▸ WHAT IS REQUIRED:
Copy each line holding the string "standalone".

Charts and diagrams as code:
** begin **

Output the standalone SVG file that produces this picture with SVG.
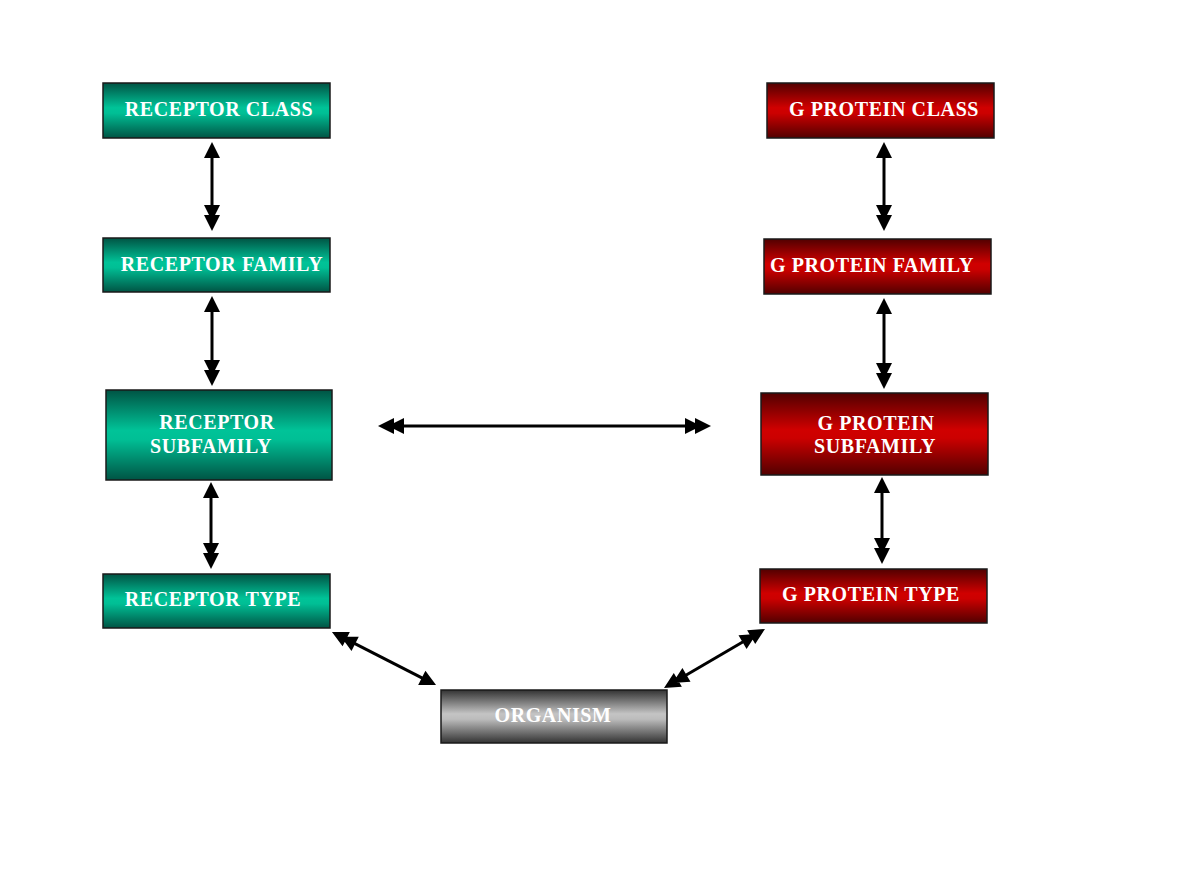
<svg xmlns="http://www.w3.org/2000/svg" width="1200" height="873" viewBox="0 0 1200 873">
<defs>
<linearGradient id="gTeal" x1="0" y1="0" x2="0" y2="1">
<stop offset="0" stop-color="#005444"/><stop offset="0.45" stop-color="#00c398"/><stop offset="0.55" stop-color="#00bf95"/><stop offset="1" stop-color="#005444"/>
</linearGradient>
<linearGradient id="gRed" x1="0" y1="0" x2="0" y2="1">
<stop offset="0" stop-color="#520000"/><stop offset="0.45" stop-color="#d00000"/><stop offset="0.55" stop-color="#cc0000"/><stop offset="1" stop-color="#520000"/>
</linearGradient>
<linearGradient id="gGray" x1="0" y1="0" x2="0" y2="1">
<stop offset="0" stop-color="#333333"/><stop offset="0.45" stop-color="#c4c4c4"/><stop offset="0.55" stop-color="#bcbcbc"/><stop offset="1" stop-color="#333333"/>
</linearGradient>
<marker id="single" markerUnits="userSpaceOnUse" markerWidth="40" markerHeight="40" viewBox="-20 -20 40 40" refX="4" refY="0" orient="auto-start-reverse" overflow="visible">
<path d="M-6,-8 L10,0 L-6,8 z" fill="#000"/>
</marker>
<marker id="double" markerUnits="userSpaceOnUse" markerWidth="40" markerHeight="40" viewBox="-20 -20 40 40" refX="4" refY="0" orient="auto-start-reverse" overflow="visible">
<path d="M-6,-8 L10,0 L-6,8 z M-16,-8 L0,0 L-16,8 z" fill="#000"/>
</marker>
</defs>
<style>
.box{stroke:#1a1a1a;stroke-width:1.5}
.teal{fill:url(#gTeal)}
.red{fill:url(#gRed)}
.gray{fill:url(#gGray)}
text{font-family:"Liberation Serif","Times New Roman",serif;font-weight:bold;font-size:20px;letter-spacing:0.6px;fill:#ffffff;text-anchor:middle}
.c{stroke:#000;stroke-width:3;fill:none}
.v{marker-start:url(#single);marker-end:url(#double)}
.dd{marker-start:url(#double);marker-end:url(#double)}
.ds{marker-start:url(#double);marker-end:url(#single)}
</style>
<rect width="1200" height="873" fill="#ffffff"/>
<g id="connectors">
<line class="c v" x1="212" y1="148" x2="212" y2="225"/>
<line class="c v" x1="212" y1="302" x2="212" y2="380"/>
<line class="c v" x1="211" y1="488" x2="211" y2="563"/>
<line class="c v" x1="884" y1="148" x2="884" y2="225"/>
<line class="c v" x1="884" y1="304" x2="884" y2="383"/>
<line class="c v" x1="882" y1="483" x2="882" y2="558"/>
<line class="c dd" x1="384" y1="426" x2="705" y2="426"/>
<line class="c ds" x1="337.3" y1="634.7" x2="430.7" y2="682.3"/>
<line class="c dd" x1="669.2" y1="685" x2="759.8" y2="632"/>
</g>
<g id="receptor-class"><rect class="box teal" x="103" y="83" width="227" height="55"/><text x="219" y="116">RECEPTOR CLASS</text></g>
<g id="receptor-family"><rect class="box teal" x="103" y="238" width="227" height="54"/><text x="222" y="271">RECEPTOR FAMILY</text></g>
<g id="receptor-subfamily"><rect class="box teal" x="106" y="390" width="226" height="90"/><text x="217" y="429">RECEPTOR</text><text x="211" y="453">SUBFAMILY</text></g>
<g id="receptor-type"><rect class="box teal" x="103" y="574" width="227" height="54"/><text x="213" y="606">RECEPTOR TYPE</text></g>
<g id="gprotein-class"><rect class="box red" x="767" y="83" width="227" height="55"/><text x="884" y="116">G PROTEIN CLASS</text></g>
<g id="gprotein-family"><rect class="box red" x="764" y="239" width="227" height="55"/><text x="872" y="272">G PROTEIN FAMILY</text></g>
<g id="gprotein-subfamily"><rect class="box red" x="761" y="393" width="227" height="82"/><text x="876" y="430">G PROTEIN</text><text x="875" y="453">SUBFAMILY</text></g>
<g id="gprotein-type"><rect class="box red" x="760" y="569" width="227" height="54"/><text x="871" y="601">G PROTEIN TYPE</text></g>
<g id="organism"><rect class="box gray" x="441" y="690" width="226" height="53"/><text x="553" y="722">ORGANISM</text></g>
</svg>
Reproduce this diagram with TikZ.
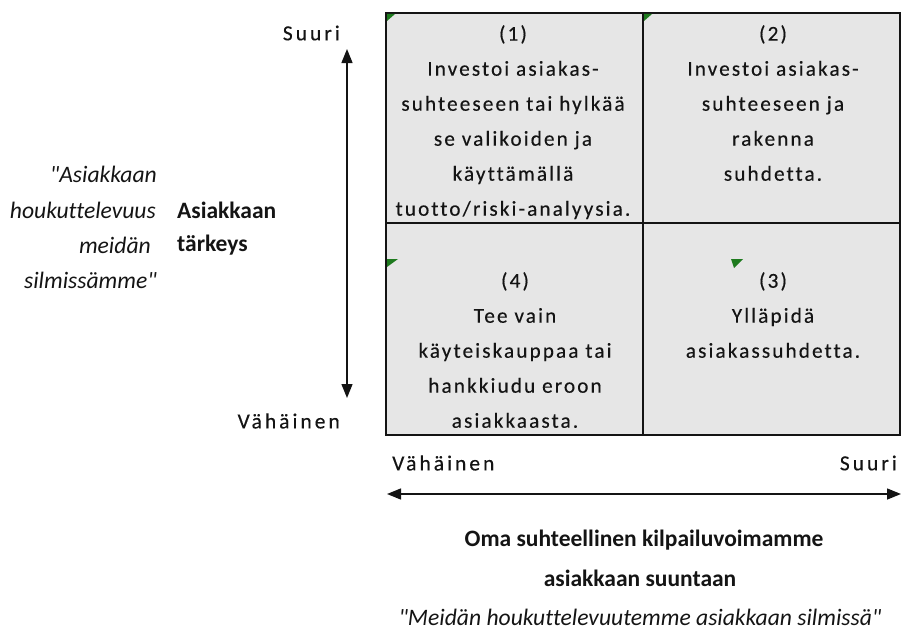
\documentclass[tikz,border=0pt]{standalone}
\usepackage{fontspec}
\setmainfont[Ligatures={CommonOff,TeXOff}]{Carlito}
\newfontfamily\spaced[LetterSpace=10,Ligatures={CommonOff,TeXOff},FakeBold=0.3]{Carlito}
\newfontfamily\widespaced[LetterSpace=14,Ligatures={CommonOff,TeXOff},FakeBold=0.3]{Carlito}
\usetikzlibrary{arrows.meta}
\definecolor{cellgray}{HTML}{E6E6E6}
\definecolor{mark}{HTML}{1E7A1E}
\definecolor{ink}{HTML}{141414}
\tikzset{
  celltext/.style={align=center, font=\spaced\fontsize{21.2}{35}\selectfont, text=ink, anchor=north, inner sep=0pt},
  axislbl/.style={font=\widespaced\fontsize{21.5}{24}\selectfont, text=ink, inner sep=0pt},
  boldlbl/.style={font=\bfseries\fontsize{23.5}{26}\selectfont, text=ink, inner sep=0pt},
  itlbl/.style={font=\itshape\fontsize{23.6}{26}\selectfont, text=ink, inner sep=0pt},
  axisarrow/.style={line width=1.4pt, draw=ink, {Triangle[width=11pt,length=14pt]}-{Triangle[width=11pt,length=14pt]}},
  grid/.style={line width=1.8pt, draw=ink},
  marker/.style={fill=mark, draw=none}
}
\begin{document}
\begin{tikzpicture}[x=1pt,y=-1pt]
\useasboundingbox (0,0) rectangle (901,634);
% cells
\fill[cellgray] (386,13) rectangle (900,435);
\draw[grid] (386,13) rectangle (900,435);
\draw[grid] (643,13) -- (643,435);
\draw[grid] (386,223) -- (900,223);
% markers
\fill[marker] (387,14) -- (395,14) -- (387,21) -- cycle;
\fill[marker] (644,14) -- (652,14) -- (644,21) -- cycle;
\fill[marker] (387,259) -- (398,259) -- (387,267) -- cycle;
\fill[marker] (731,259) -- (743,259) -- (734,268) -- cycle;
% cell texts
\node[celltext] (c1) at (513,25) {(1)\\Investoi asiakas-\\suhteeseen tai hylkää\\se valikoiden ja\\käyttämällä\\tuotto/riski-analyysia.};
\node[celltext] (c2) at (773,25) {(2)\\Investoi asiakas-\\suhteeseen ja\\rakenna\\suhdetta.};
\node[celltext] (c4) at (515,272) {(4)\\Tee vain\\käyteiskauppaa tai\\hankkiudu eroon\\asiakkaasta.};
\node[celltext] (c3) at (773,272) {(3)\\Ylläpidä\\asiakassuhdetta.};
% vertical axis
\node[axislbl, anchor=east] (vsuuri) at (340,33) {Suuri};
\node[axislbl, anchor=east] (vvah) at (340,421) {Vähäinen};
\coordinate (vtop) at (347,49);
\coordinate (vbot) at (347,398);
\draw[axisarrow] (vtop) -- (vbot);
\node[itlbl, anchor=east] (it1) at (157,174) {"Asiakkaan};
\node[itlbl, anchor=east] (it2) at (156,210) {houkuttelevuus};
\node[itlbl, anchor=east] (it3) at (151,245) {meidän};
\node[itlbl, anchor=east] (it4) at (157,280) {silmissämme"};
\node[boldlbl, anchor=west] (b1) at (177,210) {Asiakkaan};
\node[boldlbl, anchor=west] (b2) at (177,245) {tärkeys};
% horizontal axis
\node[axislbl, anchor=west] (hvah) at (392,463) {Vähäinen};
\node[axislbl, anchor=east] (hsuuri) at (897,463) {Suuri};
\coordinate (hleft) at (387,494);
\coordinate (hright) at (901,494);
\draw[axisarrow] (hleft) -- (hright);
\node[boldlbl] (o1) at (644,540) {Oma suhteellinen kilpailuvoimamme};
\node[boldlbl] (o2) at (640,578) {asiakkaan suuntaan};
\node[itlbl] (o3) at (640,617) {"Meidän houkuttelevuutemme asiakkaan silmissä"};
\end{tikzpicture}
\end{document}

** end **

▸ RESULT OF THE TASK:
Output the standalone SVG file that produces this picture with SVG.
\documentclass[tikz,border=0pt]{standalone}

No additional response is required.